Most controversially, the groups are demanding “parental rights” notification policies—essentially“forced outing” policies that require schools to out trans kids to parents, despite the fact that only a third of LGBTQ youth feel safe enough to come out to their families. (The state of California has sued one of the school districts trying to implement these policies.) It goes without saying that the people angrily demanding schools tell them if a child is trans are the last people who are safe to tell if a child is trans. Further, forced outing dismantles the special relationship between teachers and students, creating a hostile environment at school, the one place where an LGBTQ student may have felt safe.

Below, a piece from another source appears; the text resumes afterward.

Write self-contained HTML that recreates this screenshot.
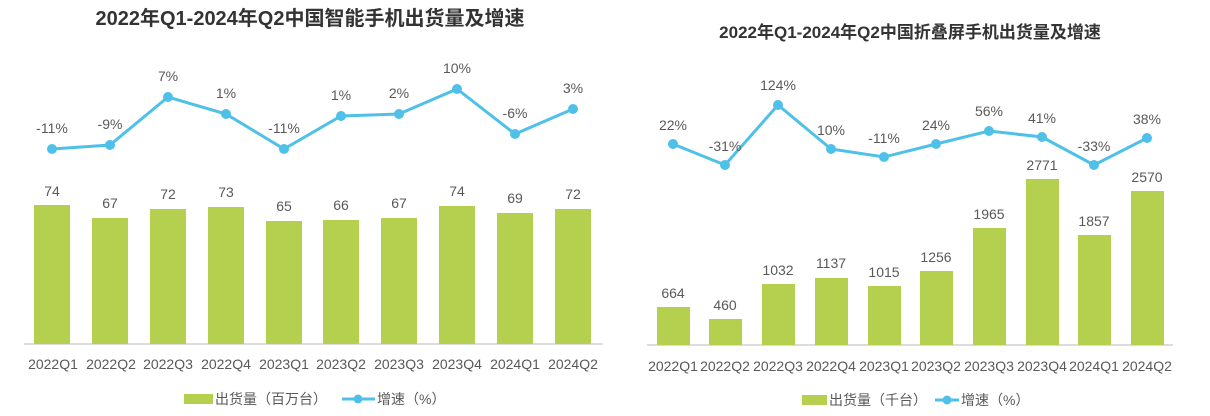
<!DOCTYPE html>
<html><head><meta charset="utf-8"><style>
html,body{margin:0;padding:0;background:#fff;}
svg{display:block;}
text{font-family:"Liberation Sans","Noto Sans CJK SC",sans-serif;fill:#595959;}
.t{font-weight:bold;fill:#333;}
</style></head><body>
<svg width="1210" height="416" viewBox="0 0 1210 416" xmlns="http://www.w3.org/2000/svg">
<rect width="1210" height="416" fill="#fff"/>
<!-- LEFT -->
<text class="t" x="310" y="25" font-size="20" text-anchor="middle">2022年Q1-2024年Q2中国智能手机出货量及增速</text>
<line x1="24" y1="344" x2="603" y2="344" stroke="#d0d0d0" stroke-width="1.5"/>
<g fill="#b5cf4f">
<rect x="34" y="205" width="36" height="139"/>
<rect x="92" y="218" width="36" height="126"/>
<rect x="150" y="209" width="36" height="135"/>
<rect x="208" y="207" width="36" height="137"/>
<rect x="266" y="221" width="36" height="123"/>
<rect x="323" y="220" width="36" height="124"/>
<rect x="381" y="218" width="36" height="126"/>
<rect x="439" y="206" width="36" height="138"/>
<rect x="497" y="213" width="36" height="131"/>
<rect x="555" y="209" width="36" height="135"/>
</g>
<g font-size="14" text-anchor="middle">
<text x="52" y="196">74</text><text x="110" y="208">67</text><text x="168" y="199">72</text><text x="226" y="197">73</text><text x="284" y="211">65</text><text x="341" y="210">66</text><text x="399" y="208">67</text><text x="457" y="196">74</text><text x="515" y="203">69</text><text x="573" y="199">72</text>
</g>
<polyline fill="none" stroke="#4fc0e8" stroke-width="3" points="52,149 110,145 168,97 226,114 284,149 341,116 399,114 457,89 515,134 573,109"/>
<g fill="#4fc0e8">
<circle cx="52" cy="149" r="5"/><circle cx="110" cy="145" r="5"/><circle cx="168" cy="97" r="5"/><circle cx="226" cy="114" r="5"/><circle cx="284" cy="149" r="5"/><circle cx="341" cy="116" r="5"/><circle cx="399" cy="114" r="5"/><circle cx="457" cy="89" r="5"/><circle cx="515" cy="134" r="5"/><circle cx="573" cy="109" r="5"/>
</g>
<g font-size="14" text-anchor="middle">
<text x="52" y="133">-11%</text><text x="110" y="129">-9%</text><text x="168" y="81">7%</text><text x="226" y="98">1%</text><text x="284" y="133">-11%</text><text x="341" y="100">1%</text><text x="399" y="98">2%</text><text x="457" y="73">10%</text><text x="515" y="118">-6%</text><text x="573" y="93">3%</text>
</g>
<g font-size="14" text-anchor="middle">
<text x="53" y="369">2022Q1</text><text x="111" y="369">2022Q2</text><text x="168" y="369">2022Q3</text><text x="226" y="369">2022Q4</text><text x="284" y="369">2023Q1</text><text x="341" y="369">2023Q2</text><text x="399" y="369">2023Q3</text><text x="457" y="369">2023Q4</text><text x="515" y="369">2024Q1</text><text x="573" y="369">2024Q2</text>
</g>
<rect x="184" y="394" width="29" height="10" fill="#b5cf4f"/>
<text x="215" y="404" font-size="14">出货量（百万台）</text>
<line x1="342" y1="399" x2="375" y2="399" stroke="#4fc0e8" stroke-width="3"/>
<circle cx="358" cy="399" r="4.5" fill="#4fc0e8"/>
<text x="377" y="404" font-size="14">增速（%）</text>

<!-- RIGHT -->
<text class="t" x="910" y="38" font-size="17" text-anchor="middle">2022年Q1-2024年Q2中国折叠屏手机出货量及增速</text>
<line x1="647" y1="345" x2="1173" y2="345" stroke="#d0d0d0" stroke-width="1.5"/>
<g fill="#b5cf4f">
<rect x="657" y="307" width="33" height="38"/>
<rect x="709" y="319" width="33" height="26"/>
<rect x="762" y="284" width="33" height="61"/>
<rect x="815" y="278" width="33" height="67"/>
<rect x="868" y="286" width="33" height="59"/>
<rect x="920" y="271" width="33" height="74"/>
<rect x="973" y="228" width="33" height="117"/>
<rect x="1026" y="179" width="33" height="166"/>
<rect x="1078" y="235" width="33" height="110"/>
<rect x="1131" y="191" width="33" height="154"/>
</g>
<g font-size="14" text-anchor="middle">
<text x="673" y="298">664</text><text x="725" y="310">460</text><text x="778" y="275">1032</text><text x="831" y="268">1137</text><text x="884" y="277">1015</text><text x="936" y="262">1256</text><text x="989" y="219">1965</text><text x="1042" y="170">2771</text><text x="1094" y="226">1857</text><text x="1147" y="182">2570</text>
</g>
<polyline fill="none" stroke="#4fc0e8" stroke-width="3" points="673,144 725,165 778,105 831,149 884,157 936,144 989,131 1042,137 1094,165 1147,138"/>
<g fill="#4fc0e8">
<circle cx="673" cy="144" r="5"/><circle cx="725" cy="165" r="5"/><circle cx="778" cy="105" r="5"/><circle cx="831" cy="149" r="5"/><circle cx="884" cy="157" r="5"/><circle cx="936" cy="144" r="5"/><circle cx="989" cy="131" r="5"/><circle cx="1042" cy="137" r="5"/><circle cx="1094" cy="165" r="5"/><circle cx="1147" cy="138" r="5"/>
</g>
<g font-size="14" text-anchor="middle">
<text x="673" y="130">22%</text><text x="725" y="151">-31%</text><text x="778" y="90">124%</text><text x="831" y="135">10%</text><text x="884" y="143">-11%</text><text x="936" y="130">24%</text><text x="989" y="116">56%</text><text x="1042" y="123">41%</text><text x="1094" y="151">-33%</text><text x="1147" y="124">38%</text>
</g>
<g font-size="14" text-anchor="middle">
<text x="673" y="371">2022Q1</text><text x="725" y="371">2022Q2</text><text x="778" y="371">2022Q3</text><text x="831" y="371">2022Q4</text><text x="884" y="371">2023Q1</text><text x="936" y="371">2023Q2</text><text x="989" y="371">2023Q3</text><text x="1042" y="371">2023Q4</text><text x="1094" y="371">2024Q1</text><text x="1147" y="371">2024Q2</text>
</g>
<rect x="802" y="395" width="25" height="10" fill="#b5cf4f"/>
<text x="829" y="405" font-size="14">出货量（千台）</text>
<line x1="935" y1="400" x2="959" y2="400" stroke="#4fc0e8" stroke-width="3"/>
<circle cx="947" cy="400" r="4.5" fill="#4fc0e8"/>
<text x="961" y="405" font-size="14">增速（%）</text>
</svg>
</body></html>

As we saw this summer in a neighboring school district, Temecula Valley Unified School District, where the conservative evangelical board refused to give students textbooks because they mentioned seminal LGBTQ figure Harvey Milk, these efforts waste resources and can cost districts millions of dollars in lawsuits. They also waste time. Any parent volunteering for their child’s school events now must also volunteer to defend their schools from paramilitary groups.
Involved parents know that there are many different ways to engage at schools, and thus many places where principals seek out feedback from active parents. Bringing an army of agitators made up of non-stakeholders from out of town to destroy rather than build is disgusting and not one of those ways.

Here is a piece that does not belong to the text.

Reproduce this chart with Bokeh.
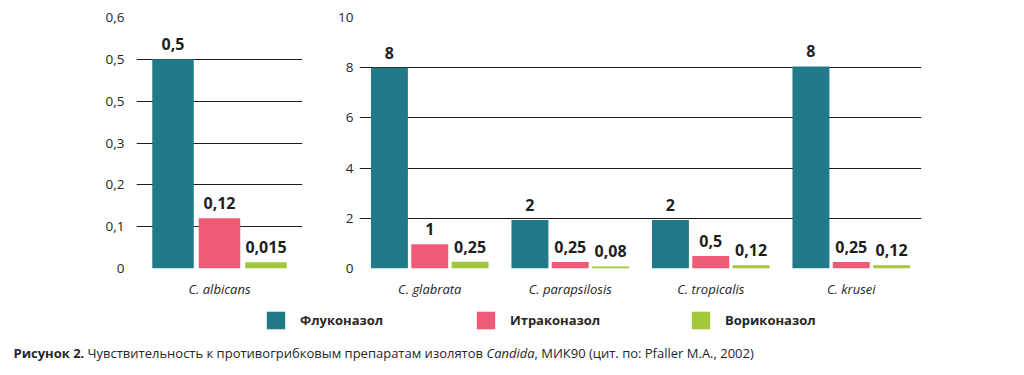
from bokeh.plotting import figure
from bokeh.models import (FactorRange, Range1d, ColumnDataSource, FixedTicker,
                          LabelSet, Legend, LegendItem, Label)
from bokeh.transform import dodge
from bokeh.core.properties import value
from bokeh.layouts import column, row
from bokeh.embed import file_html
from bokeh.resources import INLINE

# ---- data ----
drugs = ["Флуконазол", "Итраконазол", "Вориконазол"]
colors = ["#217a87", "#ef5b77", "#a2c83a"]

left_cats = ["C. albicans"]
left_flu = [0.5]
left_itra = [0.12]
left_vori = [0.015]
left_flu_lbl = ["0,5"]
left_itra_lbl = ["0,12"]
left_vori_lbl = ["0,015"]
left_ticks = [0, 0.1, 0.2, 0.3, 0.4, 0.5, 0.6]
left_tick_labels = ["0", "0,1", "0,2", "0,3", "0,5", "0,5", "0,6"]

right_cats = ["C. glabrata", "C. parapsilosis", "C. tropicalis", "C. krusei"]
right_flu = [8, 1.93, 1.93, 8.05]
right_itra = [0.97, 0.26, 0.5, 0.26]
right_vori = [0.27, 0.08, 0.13, 0.13]
right_flu_lbl = ["8", "2", "2", "8"]
right_itra_lbl = ["1", "0,25", "0,5", "0,25"]
right_vori_lbl = ["0,25", "0,08", "0,12", "0,12"]
right_ticks = [0, 2, 4, 6, 8, 10]
right_tick_labels = ["0", "2", "4", "6", "8", "10"]

caption_bold = "Рисунок 2."
caption_main = "Чувствительность к противогрибковым препаратам изолятов"
caption_italic = "Candida"
caption_tail = ", МИК90 (цит. по: Pfaller M.A., 2002)"

FONT = "Open Sans"
TXT = "#262626"
GRID = "#1f1f1f"


def panel(cats, flu, itra, vori, lbls, ticks, tick_labels, yend,
          width, height, bl, br, offset, bw, standoff):
    src = ColumnDataSource(dict(cat=cats, flu=flu, itra=itra, vori=vori,
                                flu_l=lbls[0], itra_l=lbls[1], vori_l=lbls[2]))
    xr = FactorRange(*cats, range_padding=0)
    p = figure(x_range=xr, y_range=Range1d(0, yend), width=width, height=height,
               min_border_left=bl, min_border_right=br, min_border_top=17,
               min_border_bottom=30, output_backend="svg", toolbar_location=None)
    for col, off, c, lc in zip(["flu", "itra", "vori"], [-offset, 0, offset], colors,
                               ["flu_l", "itra_l", "vori_l"]):
        p.vbar(x=dodge("cat", off, range=xr), top=col, width=bw, source=src,
               fill_color=c, line_color=None)
        p.add_layout(LabelSet(x=dodge("cat", off, range=xr), y=col, text=lc, source=src,
                              text_align="center", text_baseline="alphabetic",
                              y_offset=9, text_font=value(FONT), text_font_size="16px",
                              text_font_style="bold", text_color="#1e1e1e"))
    p.outline_line_color = None
    p.xgrid.grid_line_color = None
    p.ygrid.grid_line_color = GRID
    p.ygrid.grid_line_width = 1
    p.ygrid.ticker = FixedTicker(ticks=ticks)
    p.yaxis.ticker = FixedTicker(ticks=ticks)
    p.yaxis.major_label_overrides = {t: l for t, l in zip(ticks, tick_labels)}
    for ax in (p.xaxis, p.yaxis):
        ax.axis_line_color = None
        ax.major_tick_line_color = None
        ax.minor_tick_line_color = None
        ax.major_tick_in = 0
        ax.major_tick_out = 0
        ax.major_label_text_font = FONT
        ax.major_label_text_font_size = "13px"
        ax.major_label_text_color = TXT
    p.yaxis.major_label_text_font_size = "13.5px"
    p.yaxis.major_label_standoff = standoff
    p.xaxis.major_label_standoff = 11
    p.xaxis.major_label_text_font_style = "italic"
    return p


p1 = panel(left_cats, left_flu, left_itra, left_vori,
           [left_flu_lbl, left_itra_lbl, left_vori_lbl], left_ticks, left_tick_labels,
           0.6, 312, 300, 136, 10, 0.28, 0.25, 12)
p2 = panel(right_cats, right_flu, right_itra, right_vori,
           [right_flu_lbl, right_itra_lbl, right_vori_lbl], right_ticks, right_tick_labels,
           10, 619, 300, 47, 10, 0.287, 0.263, 6)

# ---- legend + caption strip ----
p3 = figure(width=1008, height=75, x_range=Range1d(0, 1), y_range=Range1d(0, 1),
            min_border=0, output_backend="svg", toolbar_location=None)
p3.axis.visible = False
p3.grid.visible = False
p3.outline_line_color = None
legend_x = [264, 474, 689]
for name, c, lx in zip(drugs, colors, legend_x):
    # zero-height placeholder bar: only supplies the legend swatch
    r = p3.vbar(x=[0.5], top=[0], width=0.01, fill_color=c, line_color=None)
    lg = Legend(items=[LegendItem(label=name, renderers=[r])], location=(lx, 44),
                orientation="horizontal", glyph_width=23, glyph_height=22,
                label_standoff=13, padding=0, margin=0, border_line_color=None,
                background_fill_alpha=0, label_text_font=FONT,
                label_text_font_size="13px", label_text_font_style="bold",
                label_text_color=TXT, label_height=22)
    p3.add_layout(lg, "center")

cap_y = 23
for txt, xs, style in [(caption_bold, 13, "bold"), (caption_main, 87, "normal"),
                       (caption_italic, 486, "italic"), (caption_tail, 534, "normal")]:
    p3.add_layout(Label(x=xs, y=cap_y, x_units="screen", y_units="screen", text=txt,
                        text_font=FONT, text_font_size="13px", text_font_style=style,
                        text_color=TXT, text_baseline="middle"))

layout = column(row(p1, p2), p3)
open("out.html", "w").write(file_html(layout, INLINE))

It’s going to take all of us to stop this coordinated attempt to astroturf our school boards. If you hear someone refer to educators as “groomers” or say schools are “indoctrinating” children, know that is the dark-money funded “parental rights” movement. It is an attack on your public schools. It is an attempt to waste your tax money, steal from your classrooms, and stop your children from getting the best education they can get.
But sending astroturf groups to attack school boards is not just a way to flip the political makeup of the boards while attacking unions and schools. Seizing power at the local school board level by hammering districts on “teaching CRT” is what delivered a surprise victory for conservative Governor Glenn Youngkin in previously blue Virginia. The national GOP seems to be trying to replicate his success, albeit with an updated anti-LGBTQ angle.

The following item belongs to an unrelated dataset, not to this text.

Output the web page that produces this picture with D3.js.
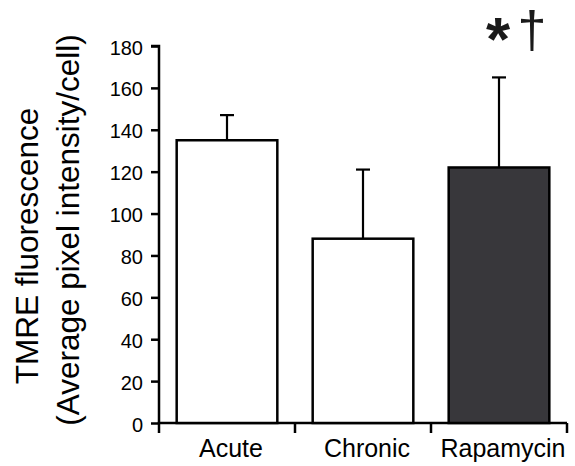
<!DOCTYPE html>
<html><head><meta charset="utf-8">
<script src="https://cdn.jsdelivr.net/npm/d3@7"></script>
<style>body{margin:0;background:#fff}svg{display:block}text{font-family:"Liberation Sans",Arial,Helvetica,sans-serif}</style>
</head><body>
<svg id="c" width="575" height="466"></svg>
<script>
const categories = ["Acute", "Chronic", "Rapamycin"];
const means = [135, 88, 122];
const errors = [12, 33, 43];
const fills = ["#ffffff", "#ffffff", "#38373b"];
const yTicks = [0, 20, 40, 60, 80, 100, 120, 140, 160, 180];

const svg = d3.select("#c");
const x = d3.scaleBand().domain(categories).range([159, 567]).paddingInner(0.26).paddingOuter(0.13);
const y = d3.scaleLinear().domain([0, 180]).range([423, 46]);

// y axis
const ya = svg.append("g").attr("transform", "translate(159,0)")
  .call(d3.axisLeft(y).tickValues(yTicks).tickSize(8).tickPadding(8));
ya.select(".domain").attr("stroke", "#000").attr("stroke-width", 2.5).attr("d", `M-8,${y(180)}H0V${y(0)}`);
ya.selectAll(".tick line").attr("stroke", "#000").attr("stroke-width", 2.5);
ya.selectAll(".tick text").attr("font-size", 20).attr("fill", "#000").attr("dy", "0.4em")
  .style("font-family", "Liberation Sans, Arial, sans-serif");

// x axis
const xa = svg.append("g").attr("transform", `translate(0,${y(0)})`);
xa.append("line").attr("x1", 157.75).attr("x2", 567).attr("stroke", "#000").attr("stroke-width", 2.5);
const bandEdges = [159].concat(categories.map(c => x(c) + x.bandwidth() + x.step() * x.paddingInner() / 2));
bandEdges[bandEdges.length - 1] = 567;
xa.selectAll("line.tk").data(bandEdges).join("line").attr("class", "tk")
  .attr("x1", d => d).attr("x2", d => d).attr("y1", 0).attr("y2", 10)
  .attr("stroke", "#000").attr("stroke-width", 2.5);
xa.selectAll("text").data(categories).join("text")
  .attr("x", d => x(d) + x.bandwidth() / 2 + 4).attr("y", 34)
  .attr("text-anchor", "middle").attr("font-size", 25).text(d => d);

// error bars
const eb = svg.append("g");
categories.forEach((c, i) => {
  const cx = x(c) + x.bandwidth() / 2;
  eb.append("line").attr("x1", cx).attr("x2", cx).attr("y1", y(means[i])).attr("y2", y(means[i] + errors[i]))
    .attr("stroke", "#000").attr("stroke-width", 2.2);
  eb.append("line").attr("x1", cx - 7).attr("x2", cx + 7).attr("y1", y(means[i] + errors[i])).attr("y2", y(means[i] + errors[i]))
    .attr("stroke", "#000").attr("stroke-width", 2.2);
});

// bars
svg.append("g").selectAll("rect").data(categories).join("rect")
  .attr("x", d => x(d)).attr("width", x.bandwidth())
  .attr("y", (d, i) => y(means[i])).attr("height", (d, i) => y(0) - y(means[i]))
  .attr("fill", (d, i) => fills[i]).attr("stroke", "#000").attr("stroke-width", 2.5);

// significance marks
const rc = x("Rapamycin") + x.bandwidth() / 2;
svg.append("text").attr("x", rc - 1).attr("y", 60).attr("text-anchor", "middle")
  .attr("font-size", 62).attr("font-weight", "bold").attr("fill", "#1a1a1a").text("*");
svg.append("text").attr("x", rc + 33).attr("y", 48).attr("text-anchor", "middle")
  .attr("font-size", 52).attr("fill", "#1a1a1a").text("†");

// y title
const yt = svg.append("text").attr("transform", "rotate(-90)").attr("text-anchor", "middle").attr("font-size", 31.5);
yt.append("tspan").attr("x", -246).attr("y", 38).text("TMRE fluorescence");
yt.append("tspan").attr("x", -230).attr("y", 79).text("(Average pixel intensity/cell)");
</script>
</body></html>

Mobilizing a motley crew of homeschoolers, anti-vaxxers, and anti-maskers around “parental rights” is part of the lead-up for the 2024 election. This is Steve Bannon’s “precinct by precinct” strategy, an extremist reboot of the Reagan Revolution that utilizes the far right to knock on doors. The GOP believes that dismantling the public school system will give it a ground game in blue strongholds, a winning strategy.
The losers, of course, will be the children of the parents wearing the “Leave Our Kids Alone” T-shirts, who, when the dust settles, will be left with destroyed schools and communities. What teacher wants to push past 200 screaming men to go to work? How will principals attract talent in the midst of a nationwide teacher shortage? These parents will cling to the shiny promise of vouchers for religious and private schools, not realizing that if the GOP wanted to fund schools for all, it would have already done so. Instead, it sacrificed their children as pawns.